DoxiPEP não protege mulheres cis de ISTs, mas causa pode ser baixa adesão
Desde a virada do século, diversos lugares do planeta estão presenciando o crescimento mantido da incidência de ISTs (infecções sexualmente transmissíveis) bacterianas, tais como a sífilis, a clamídia e a gonorreia.
A depender da localidade, esse aumento ocorre de maneira mais ou menos concentrada nos diferentes subgrupos populacionais, mas com frequência estão na lista de crescimento de casos os homens gays e bissexuais, as minorias étnicas e as mulheres cisgênero jovens.
Entre as estratégias que têm sido estudadas para mitigar esse fenômeno estão, além da recomendação do uso de preservativo em todas as relações sexuais e do rastreamento periódico de ISTs independentemente da presença de sintomas, a tomada de uma profilaxia medicamentosa com o antibiótico doxiciclina após as exposições sexuais, o que ficou conhecido como DoxiPEP.
Os primeiros ensaios clínicos que avaliaram a eficácia e a segurança da DoxiPEP incluíram apenas homens gays e bissexuais e encontraram uma proteção alta e animadora contra sífilis e clamídia, e uma proteção menor contra a gonorreia. Isso fez com que países como Estados Unidos, Austrália e Alemanha emitissem pareceres favoráveis ao uso da DoxiPEP para essa população.

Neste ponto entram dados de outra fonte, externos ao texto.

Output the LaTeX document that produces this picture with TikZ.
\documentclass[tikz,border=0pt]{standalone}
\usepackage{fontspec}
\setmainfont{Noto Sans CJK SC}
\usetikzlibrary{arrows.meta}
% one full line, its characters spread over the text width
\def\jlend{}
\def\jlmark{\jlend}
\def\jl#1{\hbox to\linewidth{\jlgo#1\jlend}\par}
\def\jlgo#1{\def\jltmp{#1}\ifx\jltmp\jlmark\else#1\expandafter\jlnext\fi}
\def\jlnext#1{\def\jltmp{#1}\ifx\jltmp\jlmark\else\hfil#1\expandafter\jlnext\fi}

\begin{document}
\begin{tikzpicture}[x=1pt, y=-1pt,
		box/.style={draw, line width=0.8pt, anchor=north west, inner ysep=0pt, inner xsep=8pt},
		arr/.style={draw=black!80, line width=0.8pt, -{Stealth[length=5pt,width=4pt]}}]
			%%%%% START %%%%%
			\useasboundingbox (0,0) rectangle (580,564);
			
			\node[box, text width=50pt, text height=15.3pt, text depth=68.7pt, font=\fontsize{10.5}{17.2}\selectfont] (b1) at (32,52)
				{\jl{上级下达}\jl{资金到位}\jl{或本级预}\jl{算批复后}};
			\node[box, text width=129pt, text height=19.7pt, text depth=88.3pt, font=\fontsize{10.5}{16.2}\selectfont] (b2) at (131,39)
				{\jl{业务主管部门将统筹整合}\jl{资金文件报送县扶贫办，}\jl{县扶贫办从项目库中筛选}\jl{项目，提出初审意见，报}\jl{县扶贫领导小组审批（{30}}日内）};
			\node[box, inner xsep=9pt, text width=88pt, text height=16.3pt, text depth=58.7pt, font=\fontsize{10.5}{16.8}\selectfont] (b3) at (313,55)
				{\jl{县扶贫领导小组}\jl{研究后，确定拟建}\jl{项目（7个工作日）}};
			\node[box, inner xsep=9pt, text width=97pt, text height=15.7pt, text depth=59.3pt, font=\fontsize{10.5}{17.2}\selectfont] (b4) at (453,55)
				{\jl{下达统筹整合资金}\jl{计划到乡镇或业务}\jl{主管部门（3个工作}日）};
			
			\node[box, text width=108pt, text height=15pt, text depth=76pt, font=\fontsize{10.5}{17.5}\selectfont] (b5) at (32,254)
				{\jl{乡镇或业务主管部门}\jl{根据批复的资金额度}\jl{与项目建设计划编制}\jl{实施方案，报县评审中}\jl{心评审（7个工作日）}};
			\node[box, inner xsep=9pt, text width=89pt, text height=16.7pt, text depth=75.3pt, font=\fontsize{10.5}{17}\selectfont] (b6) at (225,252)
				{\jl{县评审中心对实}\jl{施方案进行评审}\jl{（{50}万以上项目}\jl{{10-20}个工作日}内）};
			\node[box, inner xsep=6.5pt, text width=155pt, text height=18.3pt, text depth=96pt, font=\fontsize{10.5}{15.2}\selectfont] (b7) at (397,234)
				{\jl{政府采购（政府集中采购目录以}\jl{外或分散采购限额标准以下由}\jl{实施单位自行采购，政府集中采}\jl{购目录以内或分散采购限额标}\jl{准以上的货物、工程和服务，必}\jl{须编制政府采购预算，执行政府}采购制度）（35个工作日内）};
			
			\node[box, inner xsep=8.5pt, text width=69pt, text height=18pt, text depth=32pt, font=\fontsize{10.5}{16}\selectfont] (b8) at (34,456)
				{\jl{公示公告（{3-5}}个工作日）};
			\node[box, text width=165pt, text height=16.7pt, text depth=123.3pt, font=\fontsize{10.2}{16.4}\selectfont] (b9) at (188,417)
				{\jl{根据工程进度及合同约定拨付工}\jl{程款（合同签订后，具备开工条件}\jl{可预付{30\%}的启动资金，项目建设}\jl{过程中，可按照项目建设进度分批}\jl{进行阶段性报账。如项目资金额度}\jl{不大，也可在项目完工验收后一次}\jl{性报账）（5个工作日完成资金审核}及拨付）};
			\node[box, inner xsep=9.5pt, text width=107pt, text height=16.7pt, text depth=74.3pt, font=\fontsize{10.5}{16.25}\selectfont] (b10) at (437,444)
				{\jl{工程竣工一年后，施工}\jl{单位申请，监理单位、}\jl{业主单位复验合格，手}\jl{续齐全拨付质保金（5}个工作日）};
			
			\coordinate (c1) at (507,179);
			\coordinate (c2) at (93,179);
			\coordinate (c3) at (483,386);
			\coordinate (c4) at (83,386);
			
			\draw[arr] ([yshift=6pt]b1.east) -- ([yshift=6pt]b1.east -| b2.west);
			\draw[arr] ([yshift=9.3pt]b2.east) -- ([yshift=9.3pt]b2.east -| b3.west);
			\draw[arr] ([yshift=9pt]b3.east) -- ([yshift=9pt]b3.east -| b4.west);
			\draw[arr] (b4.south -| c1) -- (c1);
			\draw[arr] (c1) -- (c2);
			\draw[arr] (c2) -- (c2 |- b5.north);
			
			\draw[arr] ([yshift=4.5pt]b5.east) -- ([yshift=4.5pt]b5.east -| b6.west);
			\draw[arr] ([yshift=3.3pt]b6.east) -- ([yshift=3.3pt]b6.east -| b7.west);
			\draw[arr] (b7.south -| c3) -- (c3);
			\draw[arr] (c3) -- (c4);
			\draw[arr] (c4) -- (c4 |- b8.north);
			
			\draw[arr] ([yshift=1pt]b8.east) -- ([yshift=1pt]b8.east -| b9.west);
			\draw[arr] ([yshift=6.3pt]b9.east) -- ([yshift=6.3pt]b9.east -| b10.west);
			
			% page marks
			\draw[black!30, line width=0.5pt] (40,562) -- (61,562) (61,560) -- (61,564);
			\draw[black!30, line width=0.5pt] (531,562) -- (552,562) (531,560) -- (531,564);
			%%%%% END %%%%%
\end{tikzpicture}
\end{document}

Recentemente foram publicados os resultados do primeiro ensaio clínico que estudou o uso da DoxiPEP entre mulheres cisgênero.
O estudo dPEP foi publicado na respeitada revista científica New England Journal of Medicine, mas frustrou as expectativas da comunidade científica internacional uma vez que demonstrou que o uso da DoxiPEP não protegeu as mulheres cis contra ISTs bacterianas.
Nesse estudo foram incluídas 449 mulheres cisgênero no Quênia, que foram randomizadas aleatoriamente para receberem ou não a DoxiPEP. Ao término de um ano de acompanhamento com o rastreamento trimestral de ISTs, o número de casos incidentes de ISTs bacterianas foi semelhante nos dois grupos.
Inicialmente, imaginou-se que o motivo da falha na prevenção poderia estar associado a diferenças biológicas, hormonais e corporais existentes entre homens e mulheres, o que poderia fazer com que o antibiótico se distribuísse de forma reduzida nas mucosas femininas.
No entanto, em um sub-estudo do dPEP que dosou aleatoriamente o nível de doxiciclina no cabelo de 50 mulheres que tinham sido sorteadas para tomar a DoxiPEP encontrou resultados compatíveis com boa adesão aos comprimidos em apenas 29% das amostras.
Com isso, a conclusão do estudo dPEP é que, dada a baixa adesão aos comprimidos, não foi possível determinar se a DoxiPEP é eficiente para a prevenção de ISTs bacterianas em mulheres cisgênero e assim mais estudos serão necessários para responder a essa questão.
Algo muito parecido aconteceu há cerca de 10 anos, quando começaram a ser publicados os estudos avaliando a eficácia da PrEP contra o HIV em mulheres cis. Inicialmente, a adesão aos comprimidos foi baixa demais para se concluir algo, e somente mais tarde, com estudos com melhor adesão foi possível concluir que a PrEP também protegia mulheres cis do HIV.
Assim, por ora precisaremos aguardar os próximos passos da ciência para sabermos se a DoxiPEP, uma promissora estratégia de prevenção, poderá também beneficiar mulheres cisgênero na luta contra as epidemias de ISTs bacterianas.